Erickson’s daughter, Phoebe, is currently on a Rotary Exchange year in Campo Grande, Brazil. There, Phoebe is living with several different families and is immersed in the culture and language. Like some gap year participants, the trip changed Phoebe’s college projectile. In her senior year, she had also applied to college and deferred her acceptances to decide on the following year in Brazil. “She ended up at a school that has a Portuguese professor, whereas before she wouldn’t have picked that one,” Erickson says. “She originally was going to another school in a bigger city and a better climate. I think her new decision shows the maturity she has now.”
From her daughter’s and other students’ experiences, Erickson has two tips for a successful gap year. The first is to start planning early, preferably during junior year. Many of the programs are competitive and have early deadlines, so the sooner a student starts applying, the higher likelihood of acceptance. Plus, it’ll make the student feel much more comfortable when they’ll be able to say what gap year program they’re doing while the rest of class has chosen colleges. The second recommendation is to pursue something that interests the student. From volunteering to cultural immersion, there is a vast variety of options available.
Meaghan Falvey, 2010 New Trier graduate, spent her last year in Ghana and Nepal with an organization called Projects Abroad. Going into the program, she knew she wanted to study medicine, and after working in a hospital and an orphanage abroad, she has further honed in on her aspirations. “Now I’m thinking of maybe doing Doctors Without Borders or working at a Fistula Hospital in Ethiopia,” Falvey says. “I have a better understanding now of just how much those doctors are needed.” After such an outstanding experience this past year, Falvey thinks all her classmates should take a break from academics. “I believe everyone should take a gap year,” she says. “I never felt that I wasn’t ready for college or any of that. I was driven to take a gap year because you learn so many things by living that you can never learn in a classroom.”

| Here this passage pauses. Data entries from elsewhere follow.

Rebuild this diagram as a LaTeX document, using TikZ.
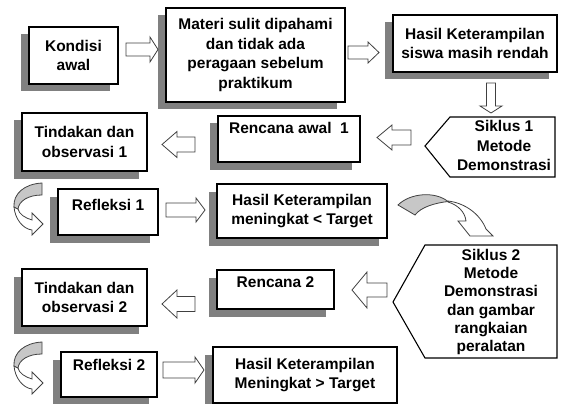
\documentclass[tikz,border=0pt]{standalone}
\usepackage{fontspec}
\setmainfont{Liberation Sans}
\usetikzlibrary{shadows}
\newcommand\fsA{\fontsize{15.5}{19.5}\selectfont\bfseries}
\newcommand\fsB{\fontsize{15.5}{18.2}\selectfont\bfseries}
% tail x, tail y, angle, length, head length, head half width, shaft half width
\newcommand\blkarrow[7]{\draw[arr,shift={(#1,#2)},rotate=#3] (0,-#7) -- (#4-#5,-#7) -- (#4-#5,-#6) -- (#4,0) -- (#4-#5,#6) -- (#4-#5,#7) -- (0,#7) -- cycle;}
\tikzset{
  shad/.style={drop shadow={shadow xshift=-8.5pt, shadow yshift=-7.5pt, fill=black!50, opacity=1}},
  box/.style={draw=black, line width=1.1pt, fill=white, inner sep=0pt, align=center, font=\fsA, shad},
  pent/.style={draw=black, line width=1.1pt, fill=white},
  txt/.style={inner sep=0pt, align=center, font=\fsA},
  arr/.style={draw=black!75, line width=0.8pt, fill=white, line join=miter},
  backband/.style={draw=black!75, line width=0.8pt, fill=black!22},
  curl/.pic={
    \draw[arr] (14,207) .. controls (15,219) and (23,229) .. (32,230) -- (32,235) -- (43,224) -- (32,213) -- (32,220) .. controls (25,218) and (19,214) .. (18,209) -- cycle;
    \draw[backband] (42,183) .. controls (24,184) and (13,194) .. (14,207) -- (18,209) .. controls (19,201) and (28,195) .. (42,195) -- cycle;
  }
}
\begin{document}
\begin{tikzpicture}[x=1pt,y=-1pt]
\useasboundingbox (0,0) rectangle (563,404);

% boxes
\node[box, minimum width=89pt, minimum height=57pt] (kond) at (73.5,55.5) {Kondisi\\awal};
\node[box, minimum width=179pt, minimum height=94pt] (mat) at (255.5,55) {Materi sulit dipahami\\dan tidak ada\\peragaan sebelum\\praktikum};
\node[box, minimum width=164pt, minimum height=57pt] (has1) at (475,43.5) {Hasil Keterampilan\\siswa masih rendah};
\node[box, minimum width=142pt, text height=17.5pt, text depth=28.5pt] (ren1) at (289,139) {Rencana awal~ 1};
\node[box, minimum width=125pt, minimum height=58pt] (tin1) at (84.5,142) {Tindakan dan\\observasi 1};
\node[box, minimum width=100pt, text height=21.5pt, text depth=24.5pt] (ref1) at (108,212) {Refleksi 1};
\node[box, minimum width=170pt, minimum height=54pt] (has2) at (302,211) {Hasil Keterampilan\\meningkat < Target};
\node[box, minimum width=117pt, text height=17.5pt, text depth=21.5pt] (ren2) at (275.5,289.5) {Rencana 2};
\node[box, minimum width=125pt, minimum height=57pt] (tin2) at (84.5,297.5) {Tindakan dan\\observasi 2};
\node[box, minimum width=96pt, text height=18.5pt, text depth=26.5pt] (ref2) at (109,374.5) {Refleksi 2};
\node[box, minimum width=184pt, minimum height=56pt] (has3) at (305,375) {Hasil Keterampilan\\Meningkat > Target};

% pentagons
\draw[pent] (425,146) -- (450,117) -- (555,117) -- (555,177) -- (450,177) -- cycle;
\node[txt] (sik1) at (504,145.5) {Siklus 1\\Metode\\Demonstrasi};
\draw[pent] (393,302) -- (425,245) -- (557,245) -- (557,358) -- (425,358) -- cycle;
\node[txt, font=\fsB] (sik2) at (491,302) {Siklus 2\\Metode\\Demonstrasi\\dan gambar\\rangkaian\\peralatan};

% block arrows
\blkarrow{126}{49.5}{0}{32}{8}{12.5}{6.5}
\blkarrow{348}{52.5}{0}{31}{11}{10.5}{6.5}
\blkarrow{491}{83}{-90}{30}{7}{11}{4.5}
\blkarrow{411}{137.5}{180}{34}{15}{12.5}{7.5}
\blkarrow{195}{144.5}{180}{33}{15}{13}{7.5}
\blkarrow{166}{210}{0}{39}{9}{12}{7}
\blkarrow{387}{290}{180}{35}{15}{18}{7}
\blkarrow{195}{304}{180}{33}{15}{14}{7.5}
\blkarrow{163}{370}{0}{41}{9}{13}{8}

% curled arrows
\pic at (0,0) {curl};
\pic at (0,159) {curl};

% big curved arrow
\draw[arr] (448,201) .. controls (465,203) and (480,214) .. (486,229) -- (493,236) -- (470,236) -- (458,221) -- (466,221) .. controls (465,212) and (458,205) .. (448,202) -- cycle;
\draw[backband] (398,205) .. controls (410,193) and (435,191) .. (448,201.5) .. controls (435,203) and (421,207) .. (415,215) -- cycle;
\end{tikzpicture}
\end{document}
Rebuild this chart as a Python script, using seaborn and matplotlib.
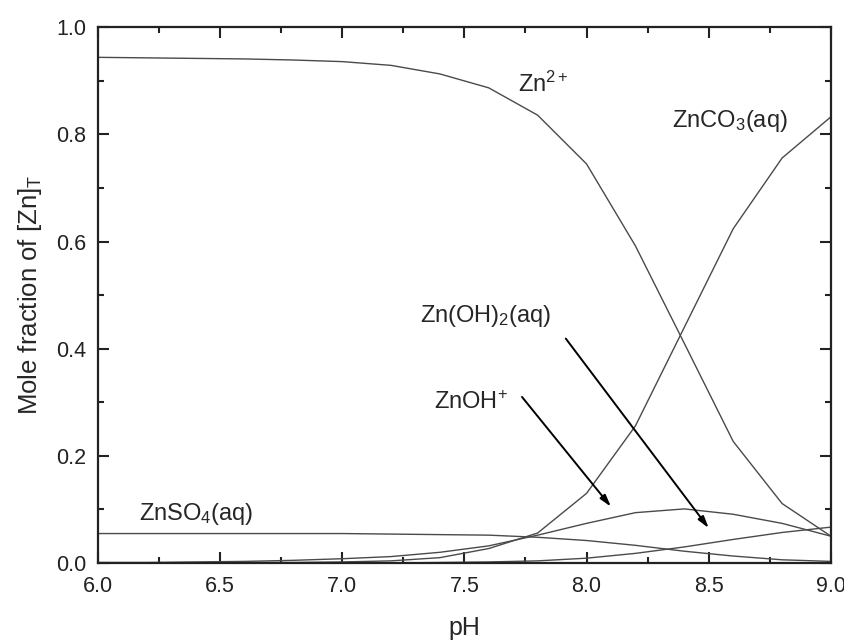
import numpy as np
import pandas as pd
import matplotlib
matplotlib.use("Agg")
import matplotlib.pyplot as plt
import seaborn as sns
from matplotlib.ticker import MultipleLocator, FormatStrFormatter

# speciation of zinc vs pH
ph = [6.0, 6.2, 6.4, 6.6, 6.8, 7.0, 7.2, 7.4, 7.6, 7.8, 8.0, 8.2, 8.4, 8.6, 8.8, 9.0]
zn2 = [0.944, 0.943, 0.942, 0.941, 0.939, 0.936, 0.929, 0.913, 0.887, 0.836,
       0.745, 0.592, 0.41, 0.227, 0.111, 0.05]
znco3 = [0.0, 0.0, 0.0, 0.001, 0.001, 0.002, 0.004, 0.010, 0.027, 0.056,
         0.130, 0.256, 0.44, 0.624, 0.756, 0.833]
znoh = [0.001, 0.001, 0.002, 0.003, 0.005, 0.008, 0.012, 0.02, 0.032, 0.052,
        0.074, 0.094, 0.101, 0.091, 0.074, 0.05]
znso4 = [0.055, 0.055, 0.055, 0.055, 0.055, 0.055, 0.054, 0.053, 0.052, 0.048,
         0.042, 0.033, 0.022, 0.013, 0.006, 0.003]
znoh2 = [0.0, 0.0, 0.0, 0.0, 0.0, 0.0, 0.0, 0.001, 0.002, 0.004,
         0.009, 0.018, 0.030, 0.044, 0.057, 0.067]

species = {
    "Zn2+": zn2,
    "ZnCO3": znco3,
    "ZnOH+": znoh,
    "ZnSO4": znso4,
    "Zn(OH)2": znoh2,
}

df = pd.concat(
    [pd.DataFrame({"pH": ph, "frac": v, "species": k}) for k, v in species.items()],
    ignore_index=True,
)

sns.set_style("ticks")
plt.rcParams["font.family"] = ["Liberation Sans", "DejaVu Sans"]
plt.rcParams["mathtext.fontset"] = "custom"
plt.rcParams["mathtext.rm"] = "Liberation Sans"
plt.rcParams["mathtext.it"] = "Liberation Sans"

fig = plt.figure(figsize=(8.45, 6.4), dpi=100)
ax = fig.add_axes([0.1156, 0.1203, 0.8678, 0.837])

sns.lineplot(data=df, x="pH", y="frac", units="species", estimator=None,
             color="#4a4a4a", linewidth=1.0, ax=ax, legend=False)

ax.set_xlim(6.0, 9.0)
ax.set_ylim(0.0, 1.0)
ax.xaxis.set_major_locator(MultipleLocator(0.5))
ax.xaxis.set_minor_locator(MultipleLocator(0.25))
ax.yaxis.set_major_locator(MultipleLocator(0.2))
ax.yaxis.set_minor_locator(MultipleLocator(0.1))
ax.xaxis.set_major_formatter(FormatStrFormatter("%.1f"))
ax.yaxis.set_major_formatter(FormatStrFormatter("%.1f"))
ax.tick_params(which="both", direction="in", top=True, right=True,
               width=1.5, colors="#222222", labelsize=15.5)
ax.tick_params(which="major", length=8)
ax.tick_params(which="minor", length=4.5)
ax.tick_params(axis="x", which="major", pad=9)
ax.tick_params(axis="y", which="major", pad=8)
for sp in ax.spines.values():
    sp.set_linewidth(1.6)
    sp.set_color("#222222")

ax.set_xlabel("pH", fontsize=18, labelpad=14)
ax.set_ylabel("Mole fraction of [Zn]$_\\mathregular{T}$", fontsize=18.5, labelpad=9)

fs = 17
ax.text(7.72, 0.880, "Zn$^{2+}$", fontsize=fs)
ax.text(8.35, 0.814, "ZnCO$_3$(aq)", fontsize=fs)
ax.text(7.32, 0.45, "Zn(OH)$_2$(aq)", fontsize=fs)
ax.text(7.375, 0.287, "ZnOH$^{+}$", fontsize=fs)
ax.text(6.17, 0.080, "ZnSO$_4$(aq)", fontsize=fs)

arrow = dict(arrowstyle="-|>,head_length=0.7,head_width=0.2", color="black", lw=1.4,
             shrinkA=0, shrinkB=0)
ax.annotate("", xy=(8.10, 0.105), xytext=(7.736, 0.31), arrowprops=arrow)
ax.annotate("", xy=(8.50, 0.065), xytext=(7.915, 0.419), arrowprops=arrow)

fig.savefig("out.png", dpi=100)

Another 2010 New Trier grad, Grant Hertel, is having a similarly extraordinary experience on the Where There Be Dragons’ “Life Along the Mekong” program in Asia. Living in Cambodia and traveling north to Laos and China has fulfilled his dreams of traveling and really finding out who he is before heading off to college. Hertel was also allotted time to finally delve into his music and learn the guitar. “I achieved all of my goals…I better know who I am, and that makes all the difference,” he says. “I went from being mildly excited to take the next educational step into college to literally tense in anticipation to dive into my college years.”
And, like Falvey, Hertel is only more interested in his majors now. “I originally planned to study music and biology, hoping to swing a double degree,” he says. “That dream hasn’t changed, only intensified. I can guarantee if you take a year to do the things you want to do—follow the things you’re interested in—you won’t be disappointed. You’ll only find more to love.”